Opinion
56577.
ARGUED SEPTEMBER 13, 1978.
DECIDED JANUARY 9, 1979.
Action on account. Clayton State Court. Before Paul S. Weiner, Judge pro hac vice.
Zachary Segraves, J. Ed. Segraves, Finn Duerr, for appellant.
Baker, Kemper Baker, Joseph R. Baker, for appellee.
The appellant, Building Material Supply Co., sued Bonanza Builders, Inc., and its president, Ugis Kreismanis, to recover for materials sold to Bonanza on account. Following a non-jury trial, the trial court entered judgment against Bonanza but found that Kreismanis was not personally liable. The appellant appeals the latter ruling.
The appellant sought to hold Kreismanis liable on the basis of a surety agreement which the latter had signed.
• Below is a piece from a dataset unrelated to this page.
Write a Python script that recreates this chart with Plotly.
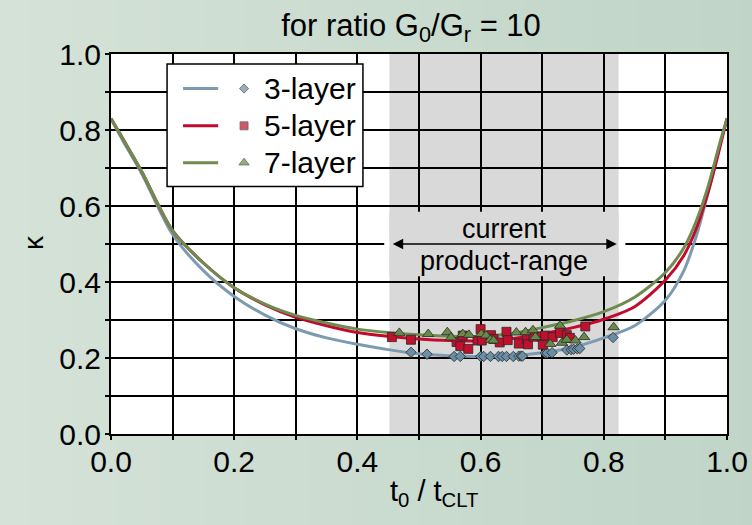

From the testimony at trial, it appears that Kreismanis signed the surety agreement in response to threats by the appellant to "file suits and liens" against Bonanza if he did not sign it. The surety agreement itself recites that it was signed in consideration of appellant "extending credit" to Bonanza. The trial judge found as a matter of fact that credit had already been extended before the agreement was signed and thus ruled that there was no consideration to support the agreement. Held:
"The actual performance of a promise of forbearance by the creditor or obligee is a sufficient consideration for the contract of a surety, although a definite time is not agreed upon; and if, in reliance upon the agreement of the surety, the creditor forbears to bring suit against the principal, and actually grants him an indulgence for a reasonable and appreciable time within which to pay the debt or note, the surety is bound." Williams v. Riley Drug Co., 34 Ga. App. 68 (2) ( 128 S.E. 215) (1925). See Hollingshead v. American Nat. Bank, 104 Ga. 250 (2) ( 30 S.E. 728) (1898). From the transcript it appears that Kreismanis bargained for and received an extension of time for Bonanza in return for his executing the surety agreement. The trial court thus erred in finding that there was no consideration for the agreement, and the judgment in favor of Kreismanis must be reversed.
Judgment reversed with direction. Deen, P. J., and Smith, J., concur.